Critics gave Labyrinth mixed reviews and the film only earned $12.9m at the US box office during its theatrical run – although it did well in the UK and overseas, grossing $34m worldwide.
BH: I was furious. One of the papers accused the film of shamelessly abusing children where Bowie is throwing a baby in the air. This was just old-fashioned comedy. Everybody knows that’s not really the baby.
DG: Jim was deeply disappointed by the response. I had lunch with him in LA after the release of Labyrinth. I could see that he was not his usual self. He was shaken because he had always followed his beacon, and it had always been true. He was shocked that he wasn’t in sync with his audience. He said: “You know what my favourite part of this whole thing was? When we laughed.”

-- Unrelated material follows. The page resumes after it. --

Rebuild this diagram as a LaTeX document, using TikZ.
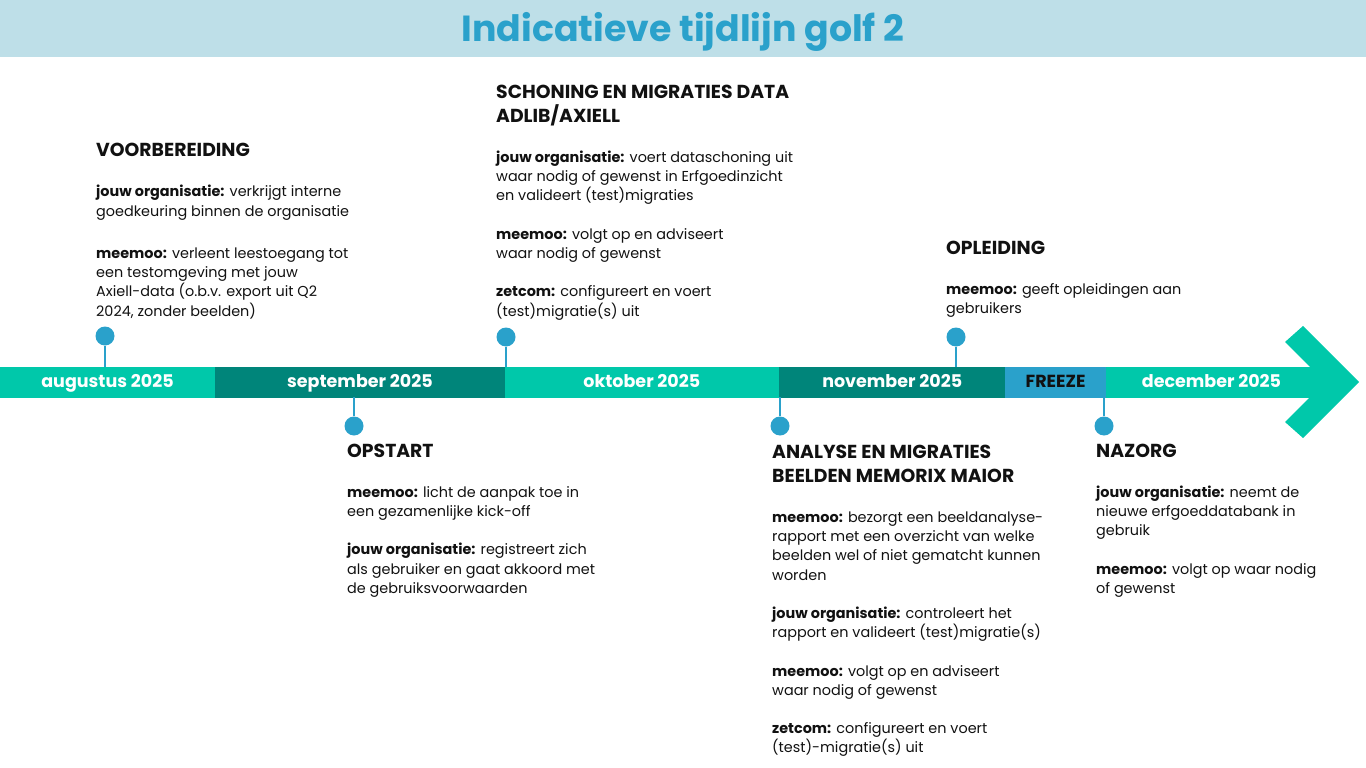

Labyrinth is now regarded as a cult classic and has been adapted into comics, video games and board games. A sequel to the film, which will be directed by Robert Eggers and co-produced by Brian Henson and his sister Lisa, was announced in 2025.

BH: My dad didn’t live long enough to see the rebound that came with its video release. It’s unique. It’s got a little bit of The Rocky Horror Picture Show camp rock’n’roll in it, and yet it delivers as a deep fantasy. People just love it.
BF: I’ve been to some conventions for Labyrinth, and you see this wonderful relationship between mothers and daughters – the girls come dressed in Sarah’s ballroom dress, and the mothers come in her jeans, waistcoat and big shirt. What we discovered over the years is how people, especially girls, really respond to it. It’s a very emotional journey for them: it speaks to them of their place in the world, and that transition of moving from girlhood into womanhood.
KP: I wish Jim was still around to see how much people have embraced the movie. At least now they are appreciating it, and making all that hard work worthwhile. Hopefully it inspires more young puppeteers.